Friday, May. 26, 1961
Soft-Landing Rocket
With its stiltlike legs and bulging dome, the ungainly contraption looked like a basketball balanced on a bar stool. But the strange rocket that the Navy unveiled last week at its China Lake (Calif.) Ordnance Test Station comes closest yet to solving one of the most difficult problems of space travel: how to make a soft landing on the moon or some even more distant airless planet.
Fully fueled with hypergolic liquids,* the Navy rocket weighs only 700 lbs.; the 1,300-lb. thrust of its engine can easily lift it off the ground. Setting the rocket down gently and upright is a much tougher task. To postpone some of the problems, the Navy flies the rocket up and down a set of vertical cables. This takes care of wobbling and allows the rocket's operators to concentrate on controlling its vertical motion.
The soft-landing rocket has a special NOTS engine (named after the Naval Ordnance Test Station) with a delicately variable thrust. When it blasts off, the rocket climbs the cables as long as the thrust of its engine is greater than its total weight. When the thrust is reduced by electrical signals sent through an "umbilical cord," the rocket can be made to hover, then ease itself gently down the cables to a controlled landing on automobile shock absorbers.
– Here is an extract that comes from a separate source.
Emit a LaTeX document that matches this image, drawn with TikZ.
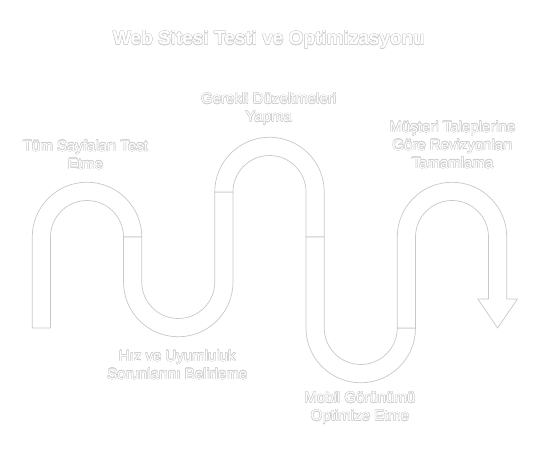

The Navy is encouraged by its success in making an engine with a thrust that can be controlled so precisely. But engineers who have been working on the rocket since 1958 realize only too well that many a problem remains before far-flying spaceships can make such soft landings on their own. Later models will need stabilizing devices to take the place of guide cables. They will also need sensitive instruments to gauge the diminishing distance to the ground. But when such tricky gadgets have been developed, a descendant of the weird bar-stool-and-basketball may some day descend gently on the rugged surface of the moon.
*Liquid fuels that ignite spontaneously when they come in contact with each other.